For composers in Turkey today, the urge to integrate the beauties of Turkey’s rich musical heritage into contemporary concert music has become almost an imperative. But differences in tuning, texture, and between oral and notated orientations to performance have presented seemingly intractable obstacles. This project systematises practical processes essential for the creation of a new, East-West strand of contemporary music and opera. It initiates cutting-edge research workshops in Istanbul, Holland and the UK to:
1. Train top-level traditional instrumentalists and singers in Turkey effectively to perform a new repertoire;
2. Train top professional Western singers in non-Western techniques and nuances of vocal production;
3. Develop approaches for modelling such music's impacts on Turkish and Western musicians’ adaptive processes in rehearsal and performance, and diverse audiences’ perceptions of such music;
4. Create an ensemble interface (including newly designed instruments) to increase capacity for merging sounds beyond levels now achievable;
5. Produce ground breaking studies on timbre to provide new insights into how sound is produced;
6. Establish a new template for mapping Eastern and Western tuning systems onto one another.
This research, together with an orchestration manual for Turkish sounds will comprise the core of a published team-authored e-book, Integrating Turkish Instruments and Voices into Contemporary Music (ITI), with included audio and visual examples linked as an online resource. Looking further, this project’s multi-modal, transdisciplinary approach also suggests a model for probing how the ‘free play’ of the imagination (Kant) possible within processes of art and its creation can provide metaphors towards understanding one of the most urgent and compelling issues of our time: how to transcend cultural barriers (real or imagined) that exist today.

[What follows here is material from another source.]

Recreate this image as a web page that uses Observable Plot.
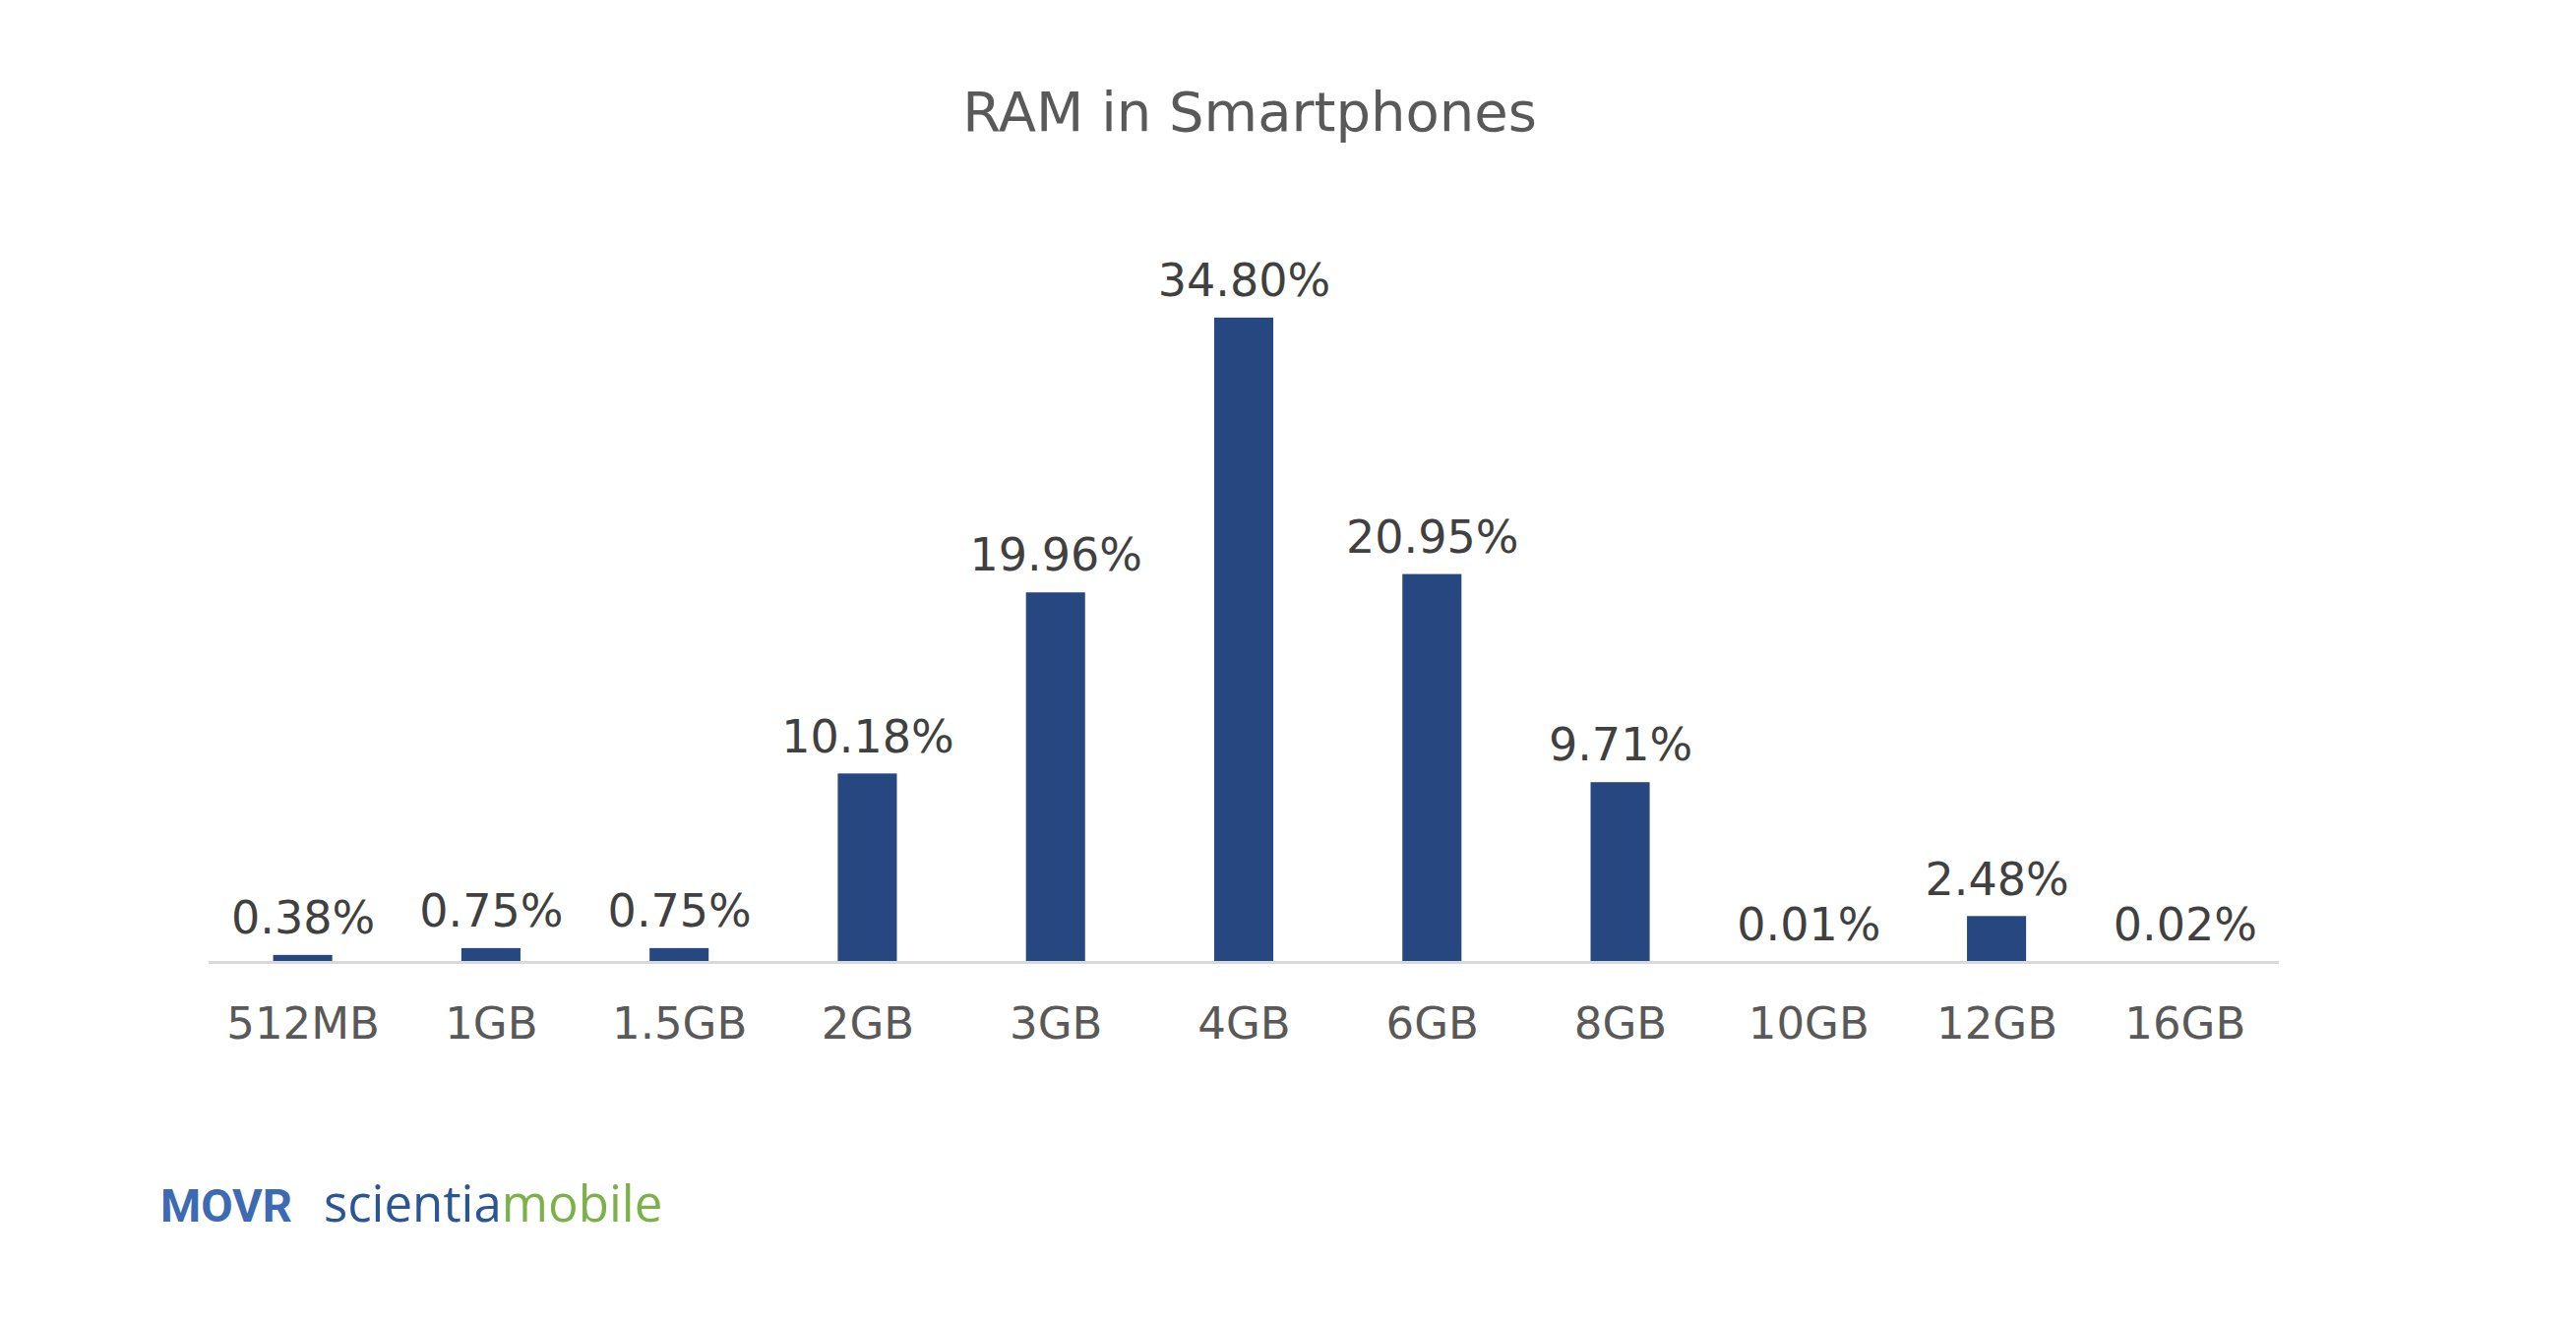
<!DOCTYPE html>
<html>
<head>
<meta charset="utf-8">
<script src="https://cdn.jsdelivr.net/npm/d3@7"></script>
<script src="https://cdn.jsdelivr.net/npm/@observablehq/plot@0.6"></script>
<style>
  html, body { margin: 0; padding: 0; background: #ffffff; }
  #page { position: relative; width: 2618px; height: 1342px; overflow: hidden; background: #fff; }
  #title { position: absolute; left: 570px; width: 1400px; top: 86px; text-align: center;
           font-family: "DejaVu Sans", Verdana, sans-serif; font-size: 56px; line-height: 1; color: #595959; white-space: nowrap; }
  #chart { position: absolute; left: 0; top: 200px; }
  #logo { position: absolute; left: 163px; top: 1197px; white-space: nowrap; line-height: 1; }
  #movr { font-family: Roboto, sans-serif; font-weight: 700; font-size: 47px; color: #3d6bb3; }
  #sci { font-family: "Open Sans", sans-serif; font-size: 51px; color: #2b5695; margin-left: 32px; }
  #mob { font-family: "Open Sans", sans-serif; font-size: 51px; color: #7cb04a; }
</style>
</head>
<body>
<div id="page">
  <div id="title">RAM in Smartphones</div>
  <div id="chart"></div>
  <div id="logo"><span id="movr">MOVR</span><span id="sci">scientia</span><span id="mob">mobile</span></div>
</div>
<script>
const categories = ["512MB", "1GB", "1.5GB", "2GB", "3GB", "4GB", "6GB", "8GB", "10GB", "12GB", "16GB"];
const shares = [0.38, 0.75, 0.75, 10.18, 19.96, 34.80, 20.95, 9.71, 0.01, 2.48, 0.02];

const data = categories.map((c, i) => ({ram: c, share: shares[i]}));

const chart = Plot.plot({
  width: 2618,
  height: 898,
  marginLeft: 212,
  marginRight: 302,
  marginTop: 25,
  marginBottom: 120,
  style: { fontFamily: "DejaVu Sans, Verdana, sans-serif", background: "white", overflow: "visible" },
  x: { domain: categories, paddingInner: 0.686, paddingOuter: 0.343, round: false, label: null },
  y: { domain: [0, 40], axis: null },
  marks: [
    Plot.barY(data, { x: "ram", y: "share", fill: "#264780" }),
    Plot.ruleY([0], { stroke: "#d9d9d9", strokeWidth: 3 }),
    Plot.text(data, { x: "ram", y: "share", text: d => d.share.toFixed(2) + "%", dy: -37,
                      fontSize: 46, fill: "#404040" }),
    Plot.axisX({ tickSize: 0, tickPadding: 46, fontSize: 45, color: "#595959", label: null })
  ]
});
chart.querySelectorAll("g[aria-label='x-axis tick label'] text").forEach(t => t.setAttribute("fill", "#595959"));
document.getElementById("chart").appendChild(chart);
</script>
</body>
</html>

‘Beyond East and West: Developing and Documenting an Evolving Transcultural Musical Practice’ centres on practical workshops that aim to integrate Turkish instruments and voices with a Western contemporary music ensemble (Hezarfen), culminating in two chamber operas. The project also comprises an ethnography strand that probes cross-cultural interaction taking place during the workshops, and a theoretical element that offers new approaches to conceiving tuning and timbre.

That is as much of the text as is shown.